After years of hard work, Tomek (Marcin Dorocinski) is about to be promoted to a prestigious position as a TV newsreader. To top his happiness, his partner is about to give him a child. Everything in Tomek’s life feels close to perfection, with the only exception of the relationship with his schizophrenic father.
As we are introduced to Tomek’s character in the first few minutes of Lęk Wysokości (Fear of Falling in English), we know from the start that what we are witnessing will lead, sooner or later, to a painful discovery. The film is all developed in retrospective, with a few flashbacks in the form of private memories in between; what we are shown at the beginning — the opening scene with a desperate Tomek in the underground passage — is explained when the ending brings the story to a conclusion.
Tomek is well-defined and all-around easy to figure out, even if in the film he is unable to fully communicate with others to alleviate his inner turmoil. His father, well portrayed by Krzysztof Stroinski, is definitely the most interesting character in the film, as he presents us with more questions, most of them unanswered by the screenplay, to ponder about. Whereas we get to know Tomek’s doubts and desires accurately enough, we are not told much about his father’s. The unsaid in the old man’s past adds significant depth to his current situation. However sincere the intentions of his son, Tomek’s father has to work alone on his own fears; appropriately, he also finds release to his afflictions off screen.
Fear of Falling offers one of the many possible interpretations on how mental disease can affect both the life of the sick and that of people dealing with it more or less directly. In Konopka’s film, we are given the son’s perspective, we travel with him along the path to acceptance, but it’s with his old man that we are mostly ready to sympathize.
Konopka perhaps gives us a too polished overview on madness and on the difficulty for “normal” people to relate to mental illness and accept it. Stylistically, Fear of Falling feels a little too conventional, with an overabundance of mannerisms as they are usually employed in TV shows and music videos. The routine use of handheld camera, the washed out tones, the distorted images and the Super 8-like segments to signal flashbacks, are all elements that as viewers we have been force-fed for some time now, especially through a certain type of less than memorable cinema, to the point they have become frankly kind of irksome. For instance, the way tones switch from cold to warmer hues from scene to scene following the path of mental insanity feels somewhat too literal. In the same way, the home movie look for episodes from the past that are supposed to offer insight on Tomek’s family and the use of echoing sounds in the father’s house are, even when technically flawless, not very original.

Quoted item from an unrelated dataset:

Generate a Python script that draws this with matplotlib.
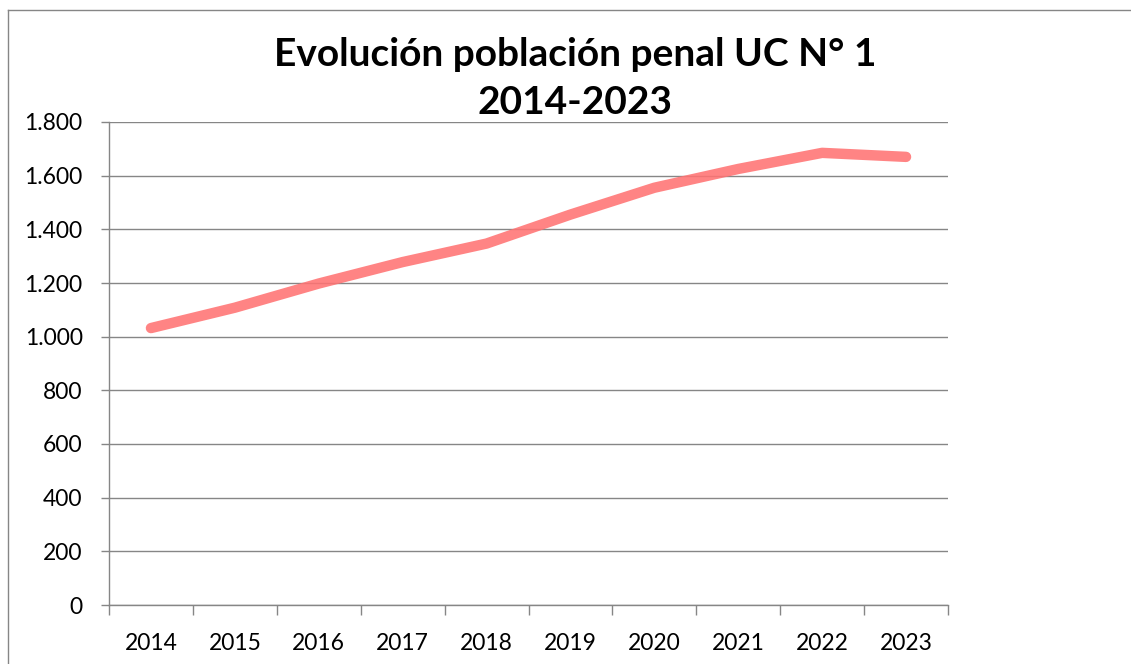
import matplotlib
matplotlib.use("Agg")
import matplotlib.pyplot as plt
from matplotlib.ticker import FuncFormatter, FixedLocator
from matplotlib.lines import Line2D

years = ["2014", "2015", "2016", "2017", "2018", "2019", "2020", "2021", "2022", "2023"]
poblacion = [1032, 1108, 1198, 1278, 1347, 1455, 1555, 1625, 1685, 1670]
y_ticks = [0, 200, 400, 600, 800, 1000, 1200, 1400, 1600, 1800]

plt.rcParams['font.family'] = ['Lato', 'DejaVu Sans']

fig = plt.figure(figsize=(11.31, 6.64), dpi=100)
ax = fig.add_axes([109/1131, 59/664, (948-109)/1131, (605-122)/664])

x = list(range(len(years)))
ax.plot(x, poblacion, color="#ff7373", alpha=0.88, lw=7.5, solid_capstyle="round", solid_joinstyle="round")

ax.set_xlim(-0.5, len(years) - 0.5)
ax.set_ylim(0, 1800)
ax.set_yticks(y_ticks)
ax.yaxis.set_major_formatter(FuncFormatter(lambda v, p: f"{int(v):,}".replace(",", ".")))
ax.set_xticks(x)
ax.set_xticklabels(years)
ax.xaxis.set_minor_locator(FixedLocator([i - 0.5 for i in range(len(years) + 1)]))
ax.tick_params(axis="x", which="major", length=0, pad=20, labelsize=16.5)
ax.tick_params(axis="x", which="minor", length=7, width=1, color="#868686", direction="out")
ax.tick_params(axis="y", length=6, width=1, color="#868686", labelsize=16.5, pad=13)
ax.grid(axis="y", color="#868686", lw=1)
ax.set_axisbelow(True)
for s in ["top", "right"]:
    ax.spines[s].set_visible(False)
for s in ["left", "bottom"]:
    ax.spines[s].set_color("#868686")
    ax.spines[s].set_linewidth(1)

fig.text(575/1131, 1 - 55/664, "Evolución población penal UC N° 1", ha="center", va="center",
         fontsize=28, fontweight="bold")
fig.text(575/1131, 1 - 103/664, "2014-2023", ha="center", va="center",
         fontsize=28, fontweight="bold")

# outer chart frame
fig.add_artist(Line2D([8/1131, 8/1131], [0, 1 - 10/664], transform=fig.transFigure, color="#868686", lw=1))
fig.add_artist(Line2D([8/1131, 1], [1 - 10/664, 1 - 10/664], transform=fig.transFigure, color="#868686", lw=1))

fig.savefig("out.png", dpi=100)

Although this is his first feature film, Konopka demonstrates he knows well his profession. The problem is that he never tries to use the language in a way that is actually personal and distinguishable, so that he gives us the impression we are just watching one of those run-of-the-mill TV features with bleak connotations, rather than the work by an emergent film-maker with a unique sensibility and outlook.
Lęk Wysokości is in competition at the Reykjavík International Film Festival for the Golden Puffin Award.